Everything from the line containing "What Plotly.js code" through the line containing "const xTicks = [110, 120, 130, 140, 150, 160];" must be written out exactly, and nothing more; leave any pictures out.

--- Start of Provided entries ---

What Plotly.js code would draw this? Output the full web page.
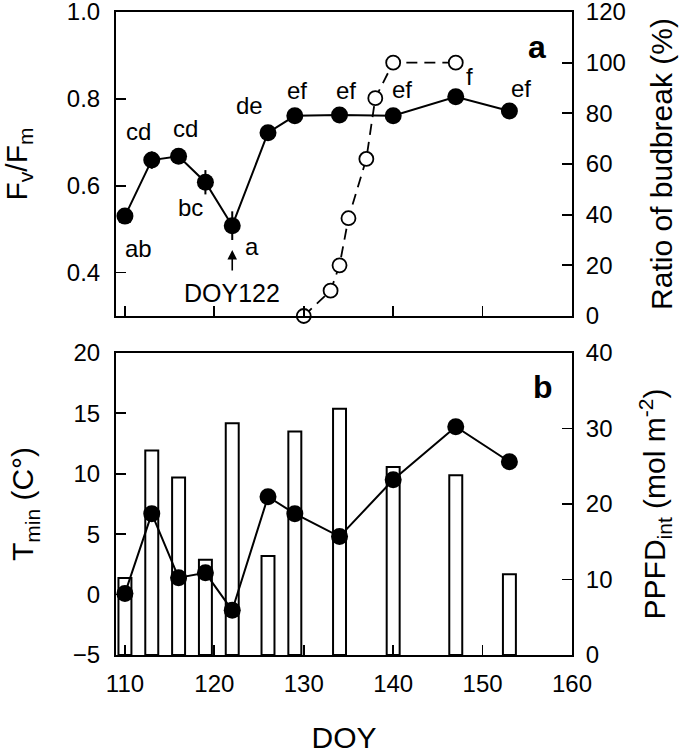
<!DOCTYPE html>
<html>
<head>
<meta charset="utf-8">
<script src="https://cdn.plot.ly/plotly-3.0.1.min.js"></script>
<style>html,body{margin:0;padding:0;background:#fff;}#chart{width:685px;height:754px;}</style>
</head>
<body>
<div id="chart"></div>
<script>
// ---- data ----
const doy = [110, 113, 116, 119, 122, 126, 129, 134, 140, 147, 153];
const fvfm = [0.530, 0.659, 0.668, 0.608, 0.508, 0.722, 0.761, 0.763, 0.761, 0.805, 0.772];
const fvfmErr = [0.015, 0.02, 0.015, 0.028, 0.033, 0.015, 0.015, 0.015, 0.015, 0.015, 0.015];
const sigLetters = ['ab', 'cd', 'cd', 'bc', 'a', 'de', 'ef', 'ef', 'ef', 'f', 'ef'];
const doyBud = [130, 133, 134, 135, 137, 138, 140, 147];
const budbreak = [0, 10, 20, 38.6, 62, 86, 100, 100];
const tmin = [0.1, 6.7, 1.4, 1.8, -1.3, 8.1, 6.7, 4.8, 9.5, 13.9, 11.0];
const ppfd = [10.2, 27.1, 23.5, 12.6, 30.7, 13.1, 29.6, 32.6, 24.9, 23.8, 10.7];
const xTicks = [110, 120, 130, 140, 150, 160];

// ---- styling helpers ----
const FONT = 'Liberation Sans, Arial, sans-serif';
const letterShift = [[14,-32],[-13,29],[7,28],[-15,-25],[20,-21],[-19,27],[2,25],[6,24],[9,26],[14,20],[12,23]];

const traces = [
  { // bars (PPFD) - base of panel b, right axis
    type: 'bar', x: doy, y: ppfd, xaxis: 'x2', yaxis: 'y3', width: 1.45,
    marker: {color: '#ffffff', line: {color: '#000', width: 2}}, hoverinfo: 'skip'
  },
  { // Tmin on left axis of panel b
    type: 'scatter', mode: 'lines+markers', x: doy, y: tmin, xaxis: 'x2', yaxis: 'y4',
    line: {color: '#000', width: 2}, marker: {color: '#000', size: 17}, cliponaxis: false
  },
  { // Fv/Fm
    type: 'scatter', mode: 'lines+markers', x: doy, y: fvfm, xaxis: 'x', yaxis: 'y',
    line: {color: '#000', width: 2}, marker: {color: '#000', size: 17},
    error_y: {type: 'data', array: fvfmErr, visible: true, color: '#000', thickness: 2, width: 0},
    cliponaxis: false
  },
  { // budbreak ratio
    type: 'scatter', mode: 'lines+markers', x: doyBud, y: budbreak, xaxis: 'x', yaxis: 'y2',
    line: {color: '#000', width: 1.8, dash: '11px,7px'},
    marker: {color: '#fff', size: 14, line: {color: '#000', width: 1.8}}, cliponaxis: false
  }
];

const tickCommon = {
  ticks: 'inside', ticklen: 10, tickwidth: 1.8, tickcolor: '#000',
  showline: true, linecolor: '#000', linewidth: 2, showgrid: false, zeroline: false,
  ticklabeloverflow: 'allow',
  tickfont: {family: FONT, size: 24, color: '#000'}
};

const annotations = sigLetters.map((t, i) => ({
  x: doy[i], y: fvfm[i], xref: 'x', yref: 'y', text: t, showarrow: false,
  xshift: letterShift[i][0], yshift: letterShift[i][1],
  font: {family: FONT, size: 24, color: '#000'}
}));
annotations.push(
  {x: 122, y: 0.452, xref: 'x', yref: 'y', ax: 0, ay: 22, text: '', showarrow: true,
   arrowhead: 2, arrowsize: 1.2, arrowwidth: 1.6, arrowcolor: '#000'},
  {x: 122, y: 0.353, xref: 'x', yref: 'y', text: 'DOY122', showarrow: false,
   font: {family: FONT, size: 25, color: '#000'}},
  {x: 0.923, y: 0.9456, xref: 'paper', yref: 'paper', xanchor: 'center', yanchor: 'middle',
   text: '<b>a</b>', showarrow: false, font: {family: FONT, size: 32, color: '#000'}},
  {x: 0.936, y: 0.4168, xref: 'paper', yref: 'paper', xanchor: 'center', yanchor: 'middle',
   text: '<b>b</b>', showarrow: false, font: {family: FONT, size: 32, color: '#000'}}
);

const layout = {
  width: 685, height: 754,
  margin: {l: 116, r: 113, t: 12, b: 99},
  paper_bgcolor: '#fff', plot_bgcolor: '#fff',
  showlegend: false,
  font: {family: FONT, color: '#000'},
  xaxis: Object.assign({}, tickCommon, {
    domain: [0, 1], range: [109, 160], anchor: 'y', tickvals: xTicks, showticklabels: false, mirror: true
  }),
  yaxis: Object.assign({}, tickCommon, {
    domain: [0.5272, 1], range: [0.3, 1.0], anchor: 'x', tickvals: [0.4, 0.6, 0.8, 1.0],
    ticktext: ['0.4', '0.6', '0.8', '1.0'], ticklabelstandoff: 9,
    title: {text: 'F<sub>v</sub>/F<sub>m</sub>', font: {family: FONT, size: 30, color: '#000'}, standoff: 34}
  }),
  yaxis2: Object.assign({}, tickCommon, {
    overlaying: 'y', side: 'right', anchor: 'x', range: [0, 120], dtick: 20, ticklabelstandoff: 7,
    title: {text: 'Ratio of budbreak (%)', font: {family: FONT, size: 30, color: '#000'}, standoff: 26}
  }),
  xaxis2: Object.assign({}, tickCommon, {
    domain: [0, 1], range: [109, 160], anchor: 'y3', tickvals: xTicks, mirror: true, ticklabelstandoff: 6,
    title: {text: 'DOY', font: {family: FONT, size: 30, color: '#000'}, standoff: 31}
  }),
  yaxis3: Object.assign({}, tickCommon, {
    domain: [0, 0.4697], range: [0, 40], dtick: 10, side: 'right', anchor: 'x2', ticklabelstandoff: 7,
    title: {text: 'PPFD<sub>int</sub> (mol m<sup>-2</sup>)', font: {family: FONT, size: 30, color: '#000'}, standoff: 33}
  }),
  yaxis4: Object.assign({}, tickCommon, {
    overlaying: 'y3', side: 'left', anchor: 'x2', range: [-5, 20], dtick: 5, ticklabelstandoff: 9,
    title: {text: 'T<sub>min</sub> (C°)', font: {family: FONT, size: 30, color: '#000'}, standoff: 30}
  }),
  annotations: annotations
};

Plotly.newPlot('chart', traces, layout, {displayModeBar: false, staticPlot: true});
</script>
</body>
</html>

--- End of Provided entries ---
--- Start of Provided entries ---

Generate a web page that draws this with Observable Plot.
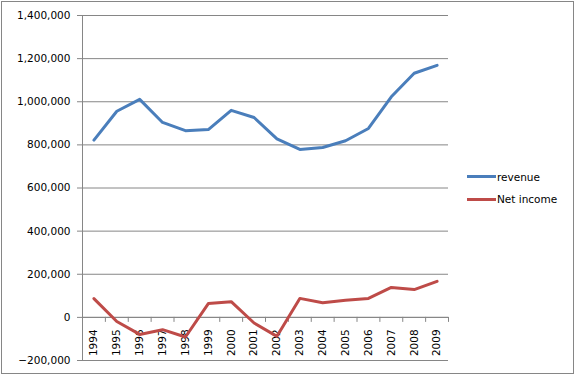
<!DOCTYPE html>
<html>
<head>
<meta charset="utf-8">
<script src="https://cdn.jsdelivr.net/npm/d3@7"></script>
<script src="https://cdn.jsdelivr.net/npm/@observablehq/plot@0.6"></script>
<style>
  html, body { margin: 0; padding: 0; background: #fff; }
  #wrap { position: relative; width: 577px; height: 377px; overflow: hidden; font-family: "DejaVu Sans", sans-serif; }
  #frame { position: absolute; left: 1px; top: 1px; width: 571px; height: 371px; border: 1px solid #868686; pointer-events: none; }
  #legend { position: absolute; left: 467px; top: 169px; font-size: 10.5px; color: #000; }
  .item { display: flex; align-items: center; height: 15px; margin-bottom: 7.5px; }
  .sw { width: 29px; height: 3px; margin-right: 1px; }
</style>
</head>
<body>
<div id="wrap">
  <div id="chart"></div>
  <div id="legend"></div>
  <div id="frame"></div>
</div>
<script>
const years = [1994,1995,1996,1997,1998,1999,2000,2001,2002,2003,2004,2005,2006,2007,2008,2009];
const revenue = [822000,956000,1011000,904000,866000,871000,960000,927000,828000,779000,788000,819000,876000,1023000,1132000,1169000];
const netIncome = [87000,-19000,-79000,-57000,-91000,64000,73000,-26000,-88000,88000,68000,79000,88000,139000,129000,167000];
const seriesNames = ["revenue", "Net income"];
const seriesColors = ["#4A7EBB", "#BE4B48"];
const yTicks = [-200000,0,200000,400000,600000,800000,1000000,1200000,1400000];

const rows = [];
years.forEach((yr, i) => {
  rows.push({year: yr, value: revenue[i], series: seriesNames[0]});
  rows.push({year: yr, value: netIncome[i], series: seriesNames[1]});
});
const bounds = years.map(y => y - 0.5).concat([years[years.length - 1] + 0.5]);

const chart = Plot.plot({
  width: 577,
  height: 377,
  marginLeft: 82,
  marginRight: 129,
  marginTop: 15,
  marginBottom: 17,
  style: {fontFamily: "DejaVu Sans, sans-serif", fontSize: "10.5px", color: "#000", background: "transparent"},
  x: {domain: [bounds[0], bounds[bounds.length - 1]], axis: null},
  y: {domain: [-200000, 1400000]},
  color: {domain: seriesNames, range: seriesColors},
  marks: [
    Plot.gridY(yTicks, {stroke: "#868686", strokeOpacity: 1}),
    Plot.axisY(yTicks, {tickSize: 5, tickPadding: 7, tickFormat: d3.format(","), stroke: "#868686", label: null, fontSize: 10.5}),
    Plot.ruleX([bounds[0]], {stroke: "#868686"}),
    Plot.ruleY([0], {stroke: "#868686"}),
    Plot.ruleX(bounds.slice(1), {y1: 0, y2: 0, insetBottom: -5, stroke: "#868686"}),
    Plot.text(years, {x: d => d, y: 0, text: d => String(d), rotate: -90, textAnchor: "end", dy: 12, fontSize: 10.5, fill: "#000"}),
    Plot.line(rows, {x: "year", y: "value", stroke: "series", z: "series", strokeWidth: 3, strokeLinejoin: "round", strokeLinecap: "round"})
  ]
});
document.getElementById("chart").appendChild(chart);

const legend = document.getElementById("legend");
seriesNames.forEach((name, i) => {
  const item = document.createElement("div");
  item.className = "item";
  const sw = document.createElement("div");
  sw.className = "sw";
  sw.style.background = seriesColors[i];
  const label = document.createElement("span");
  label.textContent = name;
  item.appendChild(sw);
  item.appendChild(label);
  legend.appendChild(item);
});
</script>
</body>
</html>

--- End of Provided entries ---
--- Start of Provided entries ---

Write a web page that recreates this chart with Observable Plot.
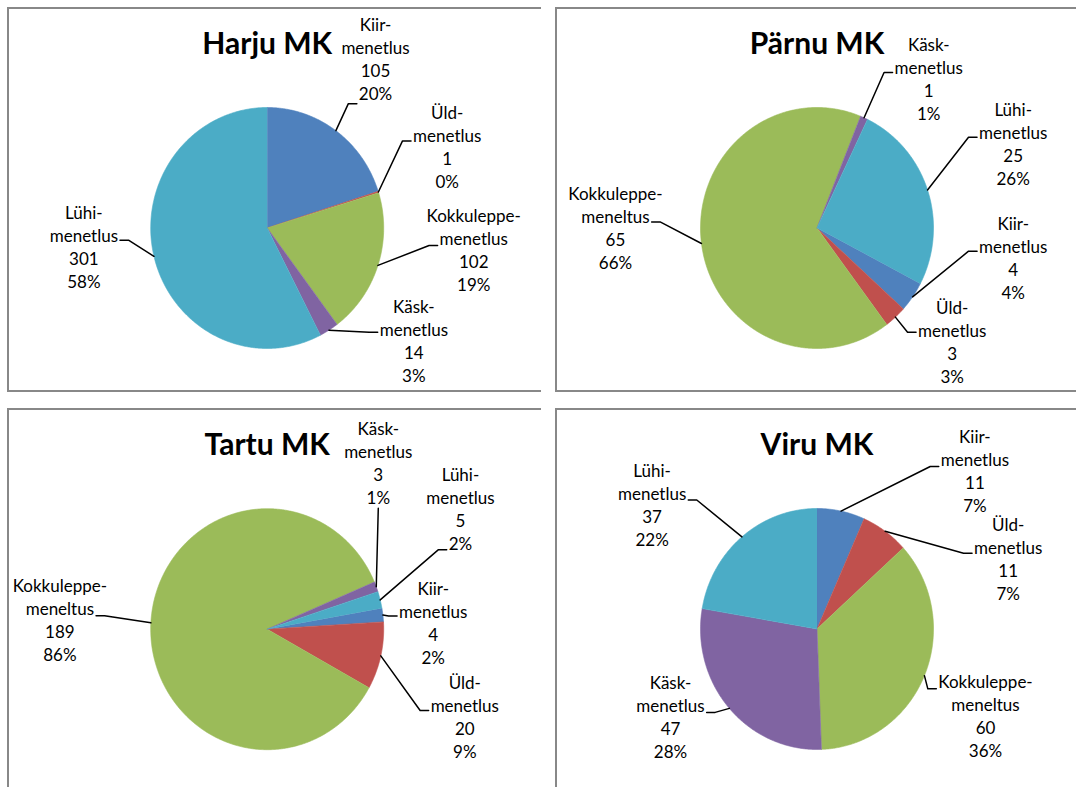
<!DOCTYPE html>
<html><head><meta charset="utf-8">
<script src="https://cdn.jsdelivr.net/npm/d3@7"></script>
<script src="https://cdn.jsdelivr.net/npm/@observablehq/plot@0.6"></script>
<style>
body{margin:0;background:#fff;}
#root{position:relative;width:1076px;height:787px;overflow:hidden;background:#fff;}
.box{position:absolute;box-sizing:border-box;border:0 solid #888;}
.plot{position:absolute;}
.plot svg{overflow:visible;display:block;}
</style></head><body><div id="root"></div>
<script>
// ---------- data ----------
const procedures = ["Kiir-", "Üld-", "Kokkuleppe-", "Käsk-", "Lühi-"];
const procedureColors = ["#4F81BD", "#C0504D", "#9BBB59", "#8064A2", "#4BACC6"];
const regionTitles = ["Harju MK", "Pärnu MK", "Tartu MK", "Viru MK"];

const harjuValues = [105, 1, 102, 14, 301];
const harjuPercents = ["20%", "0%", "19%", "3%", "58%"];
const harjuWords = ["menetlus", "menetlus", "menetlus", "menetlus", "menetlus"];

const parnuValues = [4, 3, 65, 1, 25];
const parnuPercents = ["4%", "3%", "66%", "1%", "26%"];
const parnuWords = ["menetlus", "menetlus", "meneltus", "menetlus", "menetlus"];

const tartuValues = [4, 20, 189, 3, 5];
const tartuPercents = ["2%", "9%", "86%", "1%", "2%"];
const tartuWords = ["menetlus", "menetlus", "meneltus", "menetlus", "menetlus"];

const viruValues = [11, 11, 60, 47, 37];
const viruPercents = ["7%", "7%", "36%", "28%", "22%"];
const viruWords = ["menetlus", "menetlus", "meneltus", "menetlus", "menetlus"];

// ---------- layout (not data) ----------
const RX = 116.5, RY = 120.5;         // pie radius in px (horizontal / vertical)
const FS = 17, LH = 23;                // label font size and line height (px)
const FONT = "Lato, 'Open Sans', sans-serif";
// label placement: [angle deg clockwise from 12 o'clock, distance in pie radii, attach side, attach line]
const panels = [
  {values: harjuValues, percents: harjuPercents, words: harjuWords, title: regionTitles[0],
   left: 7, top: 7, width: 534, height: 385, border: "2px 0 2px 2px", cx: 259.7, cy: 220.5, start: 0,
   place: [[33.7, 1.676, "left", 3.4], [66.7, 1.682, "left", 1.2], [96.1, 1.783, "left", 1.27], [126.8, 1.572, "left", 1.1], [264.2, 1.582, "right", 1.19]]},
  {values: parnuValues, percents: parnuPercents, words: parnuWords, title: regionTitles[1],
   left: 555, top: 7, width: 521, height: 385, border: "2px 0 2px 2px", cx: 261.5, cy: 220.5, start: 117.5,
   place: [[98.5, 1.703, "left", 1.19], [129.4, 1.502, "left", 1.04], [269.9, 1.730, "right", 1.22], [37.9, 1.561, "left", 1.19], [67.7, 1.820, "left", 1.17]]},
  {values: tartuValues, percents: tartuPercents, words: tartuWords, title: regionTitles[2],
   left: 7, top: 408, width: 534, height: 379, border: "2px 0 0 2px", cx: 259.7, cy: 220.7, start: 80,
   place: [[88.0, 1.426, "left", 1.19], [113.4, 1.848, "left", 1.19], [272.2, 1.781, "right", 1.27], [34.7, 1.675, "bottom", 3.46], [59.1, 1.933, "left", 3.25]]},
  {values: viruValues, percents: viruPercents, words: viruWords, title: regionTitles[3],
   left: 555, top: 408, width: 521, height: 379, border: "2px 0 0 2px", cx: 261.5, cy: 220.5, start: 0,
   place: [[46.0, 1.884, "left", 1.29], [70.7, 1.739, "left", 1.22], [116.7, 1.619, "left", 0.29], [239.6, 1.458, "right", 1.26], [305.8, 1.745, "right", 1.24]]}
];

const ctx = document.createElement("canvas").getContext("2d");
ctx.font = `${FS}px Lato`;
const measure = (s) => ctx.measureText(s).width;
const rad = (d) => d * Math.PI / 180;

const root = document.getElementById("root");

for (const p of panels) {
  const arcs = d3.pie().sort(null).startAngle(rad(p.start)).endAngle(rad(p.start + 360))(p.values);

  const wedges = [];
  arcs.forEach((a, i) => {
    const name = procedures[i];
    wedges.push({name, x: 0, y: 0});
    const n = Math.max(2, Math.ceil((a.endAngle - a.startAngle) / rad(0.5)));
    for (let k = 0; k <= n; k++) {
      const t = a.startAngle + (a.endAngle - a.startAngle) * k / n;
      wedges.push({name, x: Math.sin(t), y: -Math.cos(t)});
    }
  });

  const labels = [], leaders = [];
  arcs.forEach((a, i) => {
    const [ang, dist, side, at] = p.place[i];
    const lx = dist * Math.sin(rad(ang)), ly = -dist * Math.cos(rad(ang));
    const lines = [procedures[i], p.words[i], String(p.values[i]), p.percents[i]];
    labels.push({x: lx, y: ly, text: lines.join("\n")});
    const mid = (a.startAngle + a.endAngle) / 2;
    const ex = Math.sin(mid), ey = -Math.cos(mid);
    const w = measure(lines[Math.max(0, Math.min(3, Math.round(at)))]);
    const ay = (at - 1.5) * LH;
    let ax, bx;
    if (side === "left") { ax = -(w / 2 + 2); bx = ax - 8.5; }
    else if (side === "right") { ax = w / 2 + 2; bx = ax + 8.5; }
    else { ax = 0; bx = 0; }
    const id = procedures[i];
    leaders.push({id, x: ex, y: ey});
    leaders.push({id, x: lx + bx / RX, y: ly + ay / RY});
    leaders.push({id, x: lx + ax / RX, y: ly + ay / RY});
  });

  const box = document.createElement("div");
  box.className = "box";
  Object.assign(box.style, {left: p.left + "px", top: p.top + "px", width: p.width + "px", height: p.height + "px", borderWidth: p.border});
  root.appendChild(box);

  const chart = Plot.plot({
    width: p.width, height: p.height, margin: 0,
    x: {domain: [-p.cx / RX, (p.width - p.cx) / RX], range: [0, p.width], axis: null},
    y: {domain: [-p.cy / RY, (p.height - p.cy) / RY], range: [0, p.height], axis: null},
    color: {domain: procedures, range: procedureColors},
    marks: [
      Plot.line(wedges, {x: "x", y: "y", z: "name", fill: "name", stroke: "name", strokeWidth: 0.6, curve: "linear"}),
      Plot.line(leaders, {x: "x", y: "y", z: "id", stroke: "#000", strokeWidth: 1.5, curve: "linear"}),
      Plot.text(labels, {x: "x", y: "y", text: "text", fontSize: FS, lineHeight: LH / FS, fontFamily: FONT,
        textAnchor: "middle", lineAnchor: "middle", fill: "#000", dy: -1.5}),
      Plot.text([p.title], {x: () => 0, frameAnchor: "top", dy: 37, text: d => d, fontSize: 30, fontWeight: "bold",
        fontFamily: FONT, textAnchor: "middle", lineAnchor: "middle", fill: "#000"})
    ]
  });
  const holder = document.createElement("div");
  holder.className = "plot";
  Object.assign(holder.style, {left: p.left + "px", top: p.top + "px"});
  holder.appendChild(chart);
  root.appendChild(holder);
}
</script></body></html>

--- End of Provided entries ---

#### [Right answer]
What Plotly.js code would draw this? Output the full web page.
<!DOCTYPE html>
<html>
<head>
<meta charset="utf-8">
<script src="https://cdn.plot.ly/plotly-3.0.1.min.js"></script>
<style>html,body{margin:0;padding:0;background:#fff;}#chart{width:685px;height:754px;}</style>
</head>
<body>
<div id="chart"></div>
<script>
// ---- data ----
const doy = [110, 113, 116, 119, 122, 126, 129, 134, 140, 147, 153];
const fvfm = [0.530, 0.659, 0.668, 0.608, 0.508, 0.722, 0.761, 0.763, 0.761, 0.805, 0.772];
const fvfmErr = [0.015, 0.02, 0.015, 0.028, 0.033, 0.015, 0.015, 0.015, 0.015, 0.015, 0.015];
const sigLetters = ['ab', 'cd', 'cd', 'bc', 'a', 'de', 'ef', 'ef', 'ef', 'f', 'ef'];
const doyBud = [130, 133, 134, 135, 137, 138, 140, 147];
const budbreak = [0, 10, 20, 38.6, 62, 86, 100, 100];
const tmin = [0.1, 6.7, 1.4, 1.8, -1.3, 8.1, 6.7, 4.8, 9.5, 13.9, 11.0];
const ppfd = [10.2, 27.1, 23.5, 12.6, 30.7, 13.1, 29.6, 32.6, 24.9, 23.8, 10.7];
const xTicks = [110, 120, 130, 140, 150, 160];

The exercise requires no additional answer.